Green Bay was one of the “Wisconsin-5” cities that signed a contract with and received millions of dollars in election administration grants from the Center for Tech and Civic Life. The Chicago-based CTCL was launched by far left, former Democrat operatives. The group used hundreds of millions of dollars from Mark Zuckerberg, founder of conservative-silencing Facebook. 

Teske grew increasingly frustrated by the meddling of former Democrat operative Michael Spitzer-Rubenstein’s meddling in Green Bay’s election administration, according to emails obtained by Wisconsin Spotlight. Spitzer-Rubenstein was with the National Vote at Home Institute, one of the left-wing organizations in CTCL’s network that the Wisconsin-5 cities were told to work with under the terms of the grant agreements.  

Among other legally suspect actions, Spitzer-Rubenstein offered to “cure” or correct absentee ballot information. Teske repeatedly objected to Green Bay’s Democrat mayor, Eric Genrich, and to Jeffreys, his chief of staff, in the months leading up to the 2020 presidential election.
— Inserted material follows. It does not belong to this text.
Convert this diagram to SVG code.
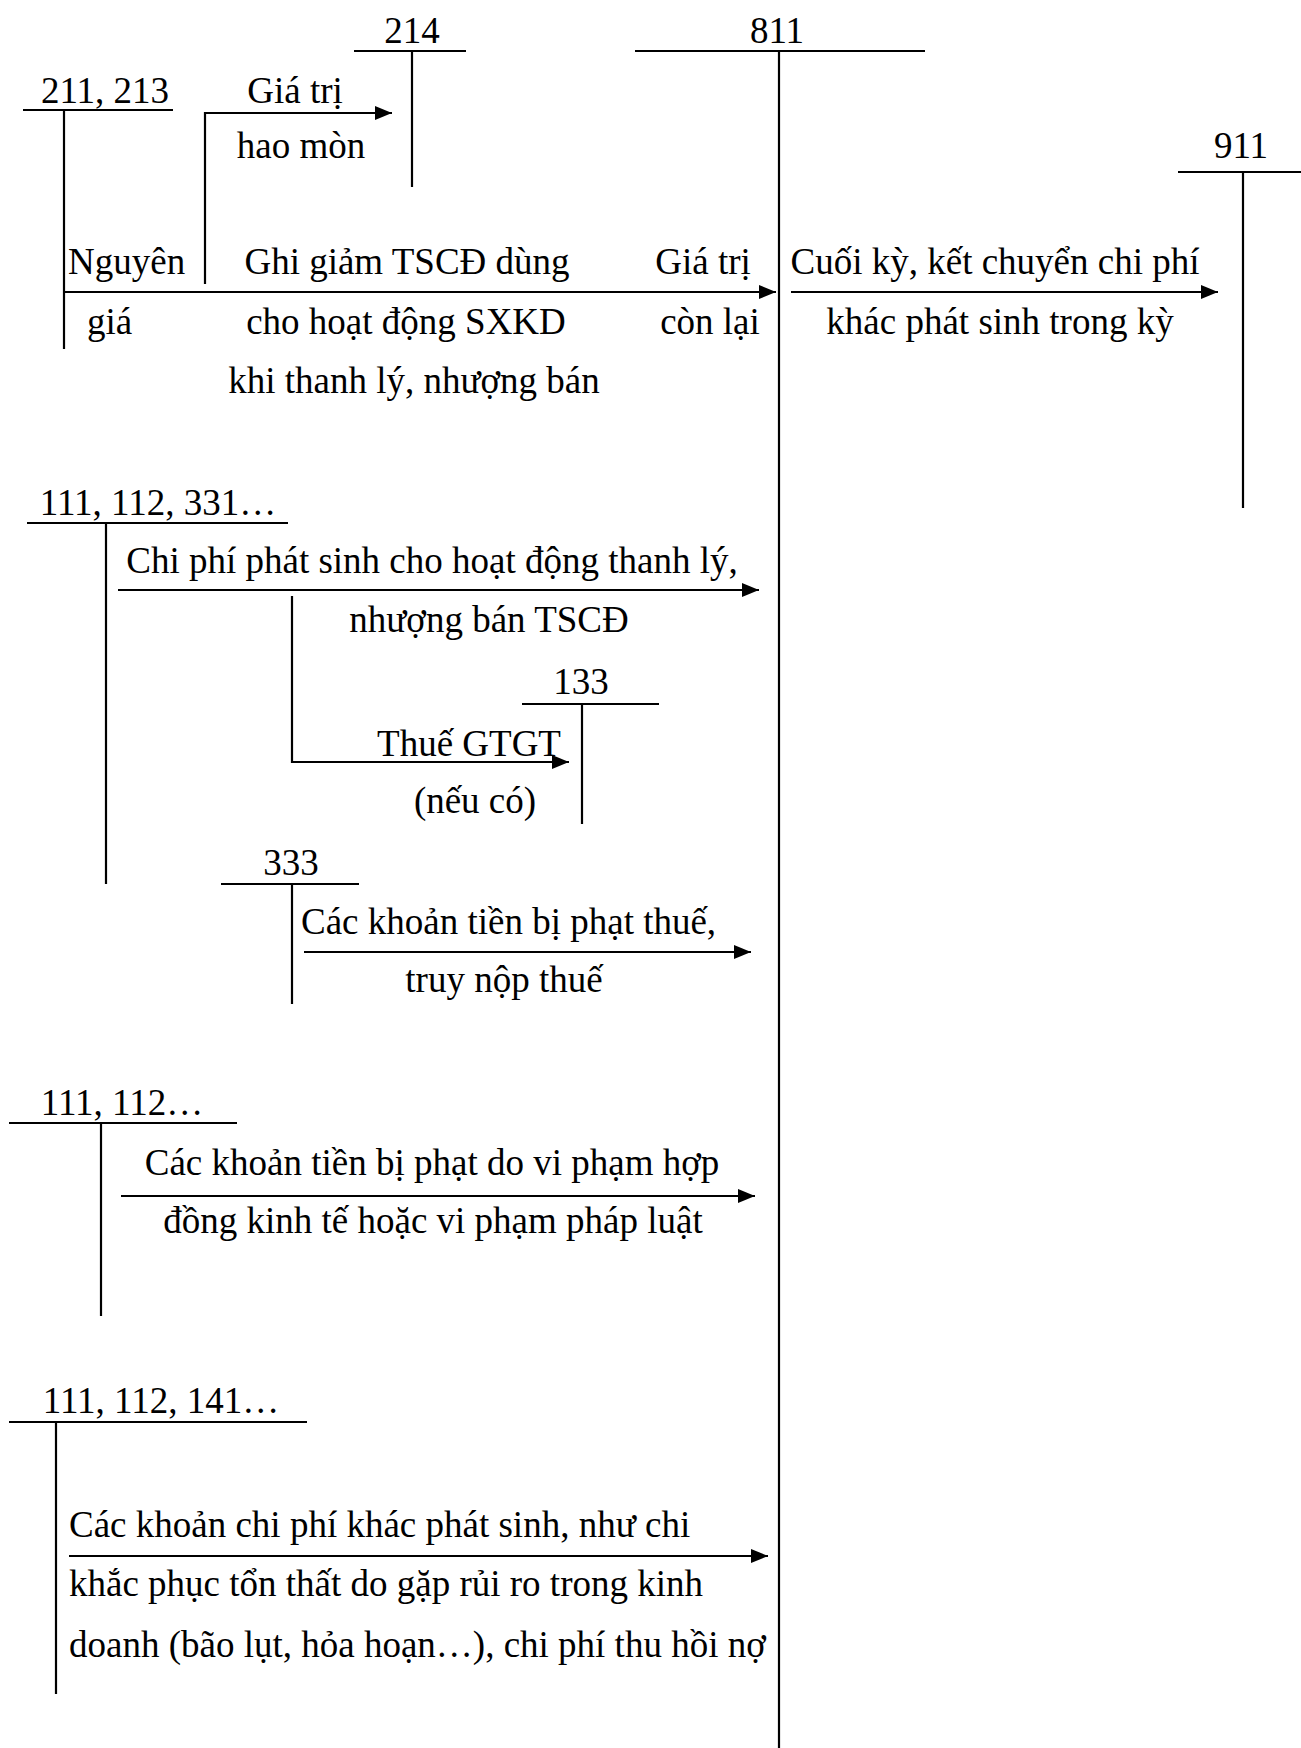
<svg xmlns="http://www.w3.org/2000/svg" width="1301" height="1748" viewBox="0 0 1301 1748">
<style>
text{font-family:"Liberation Serif","Times New Roman",serif;font-size:37px;fill:#000}
.m{text-anchor:middle}
line,path{stroke:#000;stroke-width:2.2;fill:none}
.a{marker-end:url(#ah)}
</style>
<defs>
<marker id="ah" markerUnits="userSpaceOnUse" markerWidth="18" markerHeight="16" refX="17" refY="8" orient="auto">
<path d="M0,1 L17,8 L0,15 z" style="fill:#000;stroke:none"/>
</marker>
</defs>
<rect width="1301" height="1748" fill="#fff"/>

<g id="acc-214">
<text class="m" x="412" y="43">214</text>
<line x1="354" y1="51" x2="466" y2="51"/>
<line x1="412" y1="51" x2="412" y2="187"/>
</g>
<g id="acc-811">
<text class="m" x="777" y="43">811</text>
<line x1="635" y1="51" x2="925" y2="51"/>
<line x1="779" y1="51" x2="779" y2="1748"/>
</g>
<g id="acc-211-213">
<text class="m" x="105" y="103">211, 213</text>
<line x1="23" y1="110" x2="173" y2="110"/>
<line x1="64" y1="110" x2="64" y2="349"/>
</g>
<g id="acc-911">
<text class="m" x="1241" y="158">911</text>
<line x1="1178" y1="172" x2="1301" y2="172"/>
<line x1="1243" y1="172" x2="1243" y2="508"/>
</g>
<g id="acc-111-112-331">
<text class="m" x="158" y="515">111, 112, 331…</text>
<line x1="27" y1="523" x2="288" y2="523"/>
<line x1="106" y1="523" x2="106" y2="884"/>
</g>
<g id="acc-133">
<text class="m" x="581" y="694">133</text>
<line x1="522" y1="704" x2="659" y2="704"/>
<line x1="582" y1="704" x2="582" y2="824"/>
</g>
<g id="acc-333">
<text class="m" x="291" y="875">333</text>
<line x1="221" y1="884" x2="359" y2="884"/>
<line x1="292" y1="884" x2="292" y2="1004"/>
</g>
<g id="acc-111-112">
<text class="m" x="122" y="1115">111, 112…</text>
<line x1="9" y1="1123" x2="237" y2="1123"/>
<line x1="101" y1="1123" x2="101" y2="1316"/>
</g>
<g id="acc-111-112-141">
<text class="m" x="161" y="1413">111, 112, 141…</text>
<line x1="9" y1="1422" x2="307" y2="1422"/>
<line x1="56" y1="1422" x2="56" y2="1694"/>
</g>

<g id="connectors">
<path class="a" d="M205,284 V113 H392"/>
<path class="a" d="M64,292 H776"/>
<path class="a" d="M791,292 H1218"/>
<path class="a" d="M118,590 H759"/>
<path class="a" d="M292,596 V762 H569"/>
<path class="a" d="M304,952 H751"/>
<path class="a" d="M121,1196 H755"/>
<path class="a" d="M69,1556 H768"/>
</g>

<g id="labels">
<text class="m" x="295" y="103">Giá trị</text>
<text class="m" x="301" y="158">hao mòn</text>
<text x="68" y="274">Nguyên</text>
<text x="87" y="334">giá</text>
<text class="m" x="407" y="274">Ghi giảm TSCĐ dùng</text>
<text class="m" x="406" y="334">cho hoạt động SXKD</text>
<text class="m" x="414" y="393">khi thanh lý, nhượng bán</text>
<text class="m" x="703" y="274">Giá trị</text>
<text class="m" x="710" y="334">còn lại</text>
<text class="m" x="995" y="274">Cuối kỳ, kết chuyển chi phí</text>
<text class="m" x="1000" y="334">khác phát sinh trong kỳ</text>
<text class="m" x="432" y="573">Chi phí phát sinh cho hoạt động thanh lý,</text>
<text class="m" x="489" y="632">nhượng bán TSCĐ</text>
<text class="m" x="469" y="756">Thuế GTGT</text>
<text class="m" x="475" y="813">(nếu có)</text>
<text x="301" y="934">Các khoản tiền bị phạt thuế,</text>
<text class="m" x="504" y="992">truy nộp thuế</text>
<text class="m" x="432" y="1175">Các khoản tiền bị phạt do vi phạm hợp</text>
<text class="m" x="433" y="1233">đồng kinh tế hoặc vi phạm pháp luật</text>
<text x="69" y="1537">Các khoản chi phí khác phát sinh, như chi</text>
<text x="69" y="1596">khắc phục tổn thất do gặp rủi ro trong kinh</text>
<text x="69" y="1657">doanh (bão lụt, hỏa hoạn…), chi phí thu hồi nợ</text>
</g>
</svg>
She complained the “grant mentors” didn’t know Wisconsin election law and that their “help” likely was illegal. 

“I don’t understand how people who don’t have knowledge of the process can tell us how to manage the election,” Teske wrote in one email in late August. 

The mayor’s office applied pressure. 

“The grant mentors would like to meet with you to discuss, further, the ballot curing process. Please let them know when you’re available,” Jeffreys demanded of Teske.

Teske threw up her hands just weeks before the election, taking a leave of absence before officially resigning at the end of the year. 

In January, a Brown County Circuit Court Judge tossed out the city’s disorderly conduct citation against election observer and attorney Janet Angus, calling the city’s action “retaliatory.” Jeffreys, again, was in the middle of the matter.

Angus had confronted Jeffreys about election integrity concerns, but did not do so in a disorderly manner, Judge Tammy Jo Hock said. 

“I don’t have to address the other concerns and arguments that are made about election integrity because I don’t find that Miss Angus’ behavior was disorderly, but I will observe that it does appear the municipal citation was retaliatory due to the Wisconsin Elections [Commission] complaint that was filed,” Hock said, according to court transcripts obtained by The Federalist.  

The judge’s finding is a damning statement on how the city of Green Bay, with Genrich at the helm, conducts business, particularly against political enemies. And it’s a reminder that, contrary to the left’s breathless cries about elections officials and poll workers being under assault, actual government-led attempts to silence conservative election observers are happening in cities like Green Bay.